California Supreme Court Limits Public Access to Peace Officer Disciplinary Records
October 24, 2006
Brian R. Guth- Los Angeles
In a battle of competing concerns between the public’s right to information, the government’s need to preserve confidentiality and an individual police officer’s right to privacy, the California Supreme Court ruled strongly in favor of the government and individual police officers. In The Copley Press, Inc. v. Superior Court, the court held that the California Public Records Act protects the confidentiality of records relating to administrative disciplinary proceedings involving peace officers. The court’s decision cuts off public access to these records, further insulating the disciplinary review process from public scrutiny.
The dispute began when the San Diego Union-Tribune filed a CPRA request, attempting to obtain records from a hearing involving a deputy sheriff who had appealed a termination notice. The hearing had been held before the San Diego Civil Service Commission. The Commission refused to disclose most of its records, including the deputy’s name, based on statutory exemptions to the public records law. After filing suit in the state trial court, where relief was denied, the newspaper filed a second CPRA request that induced the Commission to release some additional documents.

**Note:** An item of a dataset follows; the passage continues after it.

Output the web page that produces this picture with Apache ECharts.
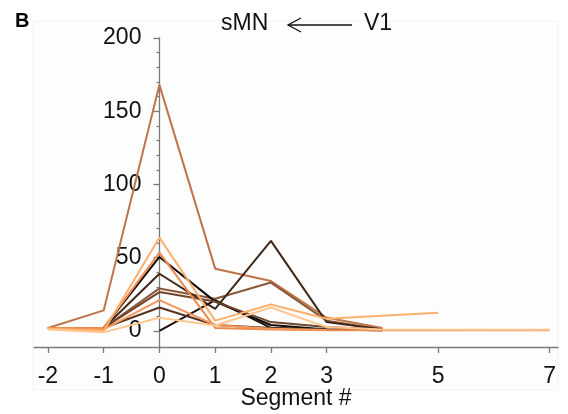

Not satisfied, the newspaper appealed the trial court’s denial, requesting a writ of mandate forcing the Commission to disclose the deputy’s name and all documents, evidence and audiotapes from the appeal. The California Court of Appeal ruled in the Union-Tribune’s favor, holding that the relevant confidentiality statutory provisions did not apply in this case. The appellate court ordered the commission to release its records, including the officer’s name, with only limited redactions.
The California Supreme Court, however, reversed the appellate court’s decision, construing the statutory confidentiality provisions broadly. In doing so, the court rejected the Union-Tribune’s constitutional, common law and statutory claims. The court’s decision focused primarily on several statutory interpretation questions, including whether Commission records were “maintained by the officer’s employing agency.” California statutes protect the confidentiality of certain records when held by employing agencies. The newspaper argued that the Commission was not the officer’s employing agency within the meaning of the statute, but the majority of justices disagreed.
The court focused on the term “employing agency” in a separate, but closely related statute and determined that the legislature clearly intended for it to include agencies such as the Commission. The court then relied on the rule of statutory construction that similar terms in closely related statutes should be given the same meaning, to hold that the Commission, though not literally the employing agency, was included within the meaning of the term for purposes of applying the statutory exemption.
The Court then analyzed the policy implications of treating the Commission as an employing agency. First, the court noted that a contrary interpretation would create inconsistency. For example, if the Commission, or a similar agency, heard the appeal, its records would be accessible to the public. But if the appeal were handled within the sheriff’s department, the records would be confidential.
Second, the court relied on its determination that the statutory exemption was intended to apply uniformly across the state, rather than being subject to local discretion. The court found no evidence that the legislature intended to allow local agencies to force peace officers to make a choice between a statutorily guaranteed appeal and their right of confidentiality.
The dissent, however, found that the legislative history’s silence supported local agencies’ authority to make independent decisions about the appropriate level of confidentiality. The dissent also argued that the Commission was not the employing agency in the literal sense of the term and thus should not be treated as one for purposes of the statutory exemption. Finally, the dissent pointed out that the difficult choice between confidentiality and an opportunity to vindicate one’s rights is faced by all civil litigants.
The primary result of the decision is that local communities will face greater obstacles in attempting to monitor local law enforcement agencies. Communities seeking to regain their powers of oversight will need to seek a political solution through the state legislature.